Mes mensurations ne m’ont pas seulement révélé la déformation: elles m’ont encore indiqué les modifications profondes que la sélection exclusive par les courses au trot a produites dans le modèle du cheval normand; ces modifications sont antant d’adaptations au trot de course, et c’est ainsi qu’elles amèneront insensiblement le normand à n’être plus qu’un trotteur d’hippodrome avec une diminution constante de ses aptitudes au service du carrosse et surtout de la selle: car toute race est l’expression exacte du critérium auquel on la soumet. Si c’est là le but que se sont assigné les personnalités qui dirigent l’élevage, elles l’atteindront sûrement.

J’ai été conduit ainsi à une étude approfondie des rouages qui constituent le modèle, ou pour employer une expression scientifique, l’adaptation.

Les performances du turf, sur lesquelles se concentre aujourd’hui toute l’attention des hommes de sport, ont fait reléguer au second plan la construction de l’individu, et on confond trop volontiers de nos jours le bon cheval de course avec le bon cheval de service.

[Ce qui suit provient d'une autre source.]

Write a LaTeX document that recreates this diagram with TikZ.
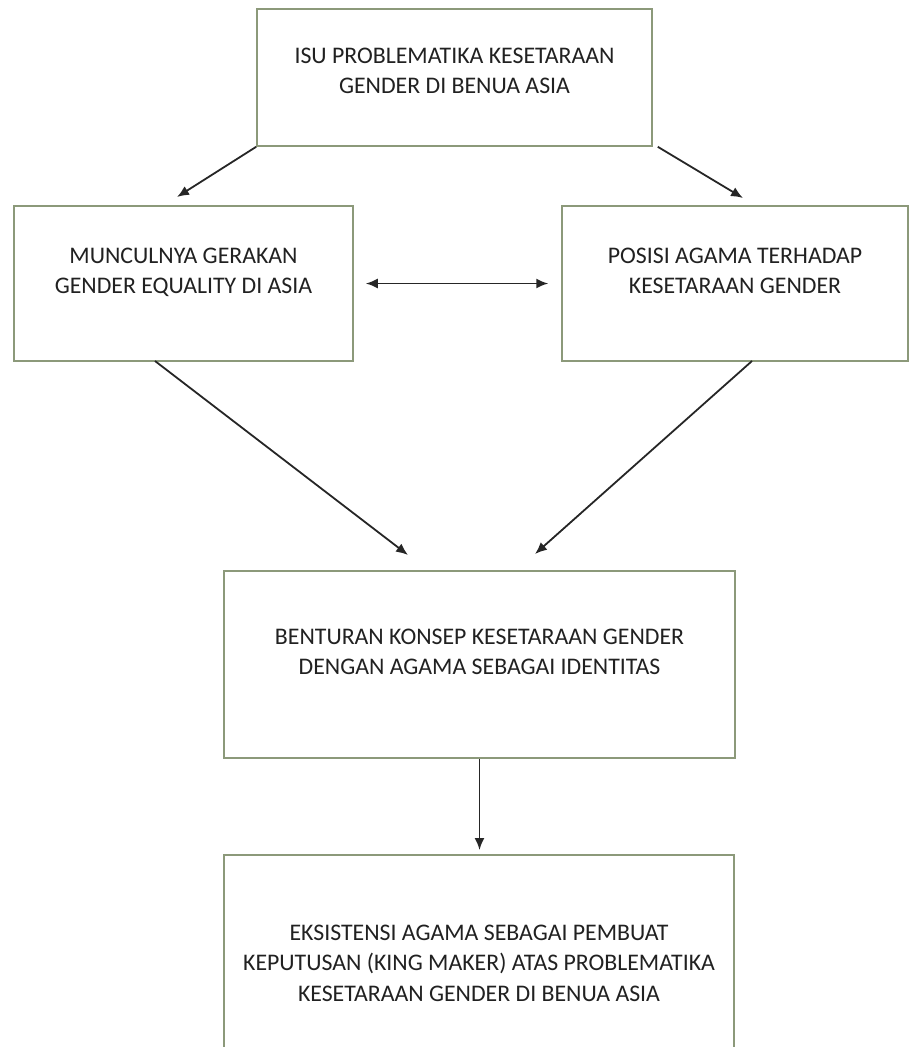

Parler du modèle vient donc à son heure.

Mes prétentions sont modestes: à part quelques considérations personnelles sur la déformation et sur la locomotion artificielle du trotteur, je ne m’inspirerai que de l’esprit des maîtres que j’ai lus: je m’assignerai surtout comme tâche de dégager et de mettre en relief les conséquences pratiques de leurs théories scientifiques. Je chercherai ainsi à déterminer quel devrait être l’outillage le plus favorable pour le meilleur fonctionnement de ce moteur, de cet automobile animé qu’est le cheval.

La précision de ces recherches sera d’autant plus intéressante que j’ai la conviction de parfaitement expliquer le peu de faveur dont sont malheureusement l’objet les chevaux normands auprès des amateurs riches. On voit couramment payer chez Barlett, Mme Hentsman ou autres marchands, des américains, des anglais et surtout des irlandais, de 3 à 7.000 fr., tandis que les normands, leurs égaux certainement en qualité, ne trouvent pas acheteurs pour 1.500 ou 2.000 francs et restent pour compte à l’élévage.

Quelle est la cause de cette crise dont souffre terriblement l’élevage normand? C’est que les normands sont très inférieurs au point de vue de la conformation et que certains types de cette race sont déformés.

J’aurai donc à chercher et à indiquer les moyens les plus efficaces pour relever le prestige de notre demi-sang dans l’opinion publique, où il devrait occuper la première place. La concurrence étrangère nous enlève presque tous les débouchés rémunérateurs par la perfection de ses produits: il faut que la supériorité des nôtres la supprime.

En étudiant les réformes qui semblent s’imposer, je serai tout naturellement amené à analyser la direction qui a été donnée à l’élevage par l’Administration des Haras. Je devrai m’assurer si cette direction a été vraiment conforme à l’esprit de la loi de 1874, aux intérêts de la défense nationale, à ceux des consommateurs et des contribuables, si un judicieux parti à été tiré des ressources de notre budget hippique, ressources qui peuvent compter, puisqu’elles dépassent le chiffre de quinze millions.

Tel sera le cadre de l’étude que j’entreprends. Je m’efforcerai de faire ressortir l’utilité du modèle au point de vue de l’exploitation du cheval, au point de vue de l’agrément et de la sécurité du cavalier; je veux faire en sa faveur un chaud plaidoyer, au cours duquel je ne serai inspiré que par deux sentiments, la passion du cheval et les intérêts de l’élevage.